La idea de
que todo se acaba con la muerte inspiró a San Francisco de Borja la resolución
de entregarse por completo a Dios. Habíanle dado el encargo de acompañar hasta
Granada el cadáver de la emperatriz Isabel, y cuando abrieron el ataúd, tales
fueron el horrible aspecto que ofreció y el hedor que despedía, que todos los
acompañantes huyeron.
Mas San
Francisco, alumbrado por divina luz, quedóse a contemplar en aquel cadáver la
vanidad del mundo, considerando cómo podía ser aquella su emperatriz Isabel,
ante la cual tantos grandes personajes doblaban reverentes la rodilla.

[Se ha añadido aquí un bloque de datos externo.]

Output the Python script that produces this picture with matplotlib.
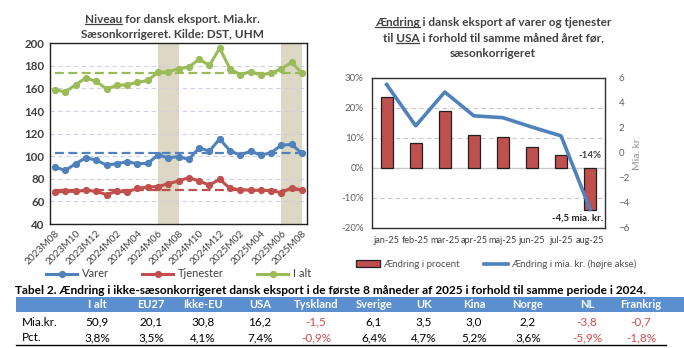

Preguntábase qué se habían hecho de tanta majestad y tanta belleza.
Así, pues,
díjose a sí mismo: “¡En esto acaban las grandezas y coronas del mundo!..¡No más
servir a señor que se me pueda morir!...” Y desde aquel momento se consagró enteramente
al amor del Crucificado, e hizo voto de entrar en Religión si antes que él
moría su esposa; y, en efecto, cuando la hubo perdido, entró en la Compañía de
Jesús.
Con verdad
un hombre desengañado escribía en un cráneo humano: Cogitanti vilescunt
omnia... Al que en esto piensa todo le parece vil... Quien medita en la muerte
no puede amar la tierra... ¿Por qué hay tanto desdichado amador del mundo?
Porque no piensan en la muerte...
¡Míseros
hijos de Adán!, nos dice el Espíritu Santo (Sal. 4, 3), ¿por qué no desterráis del
corazón los afectos terrenos, en los cuales amáis la vanidad y la mentira? La
que sucedió a vuestros antepasados os acaecerá también a vosotros; en vuestro
mismo palacio vivieron, en vuestro lecho reposaron; ya no están allí, y lo
propio os ha de suceder.
Entrégate,
pues, a Dios, hermano mío, antes que llegue la muerte. No dejes para mañana lo que
hoy puede hacer (Ecc. 9, 10); porque este día de hoy pasa y no vuelve; y en el
de mañana pudiera la muerte presentársete, y ya nada te permitiría hacer.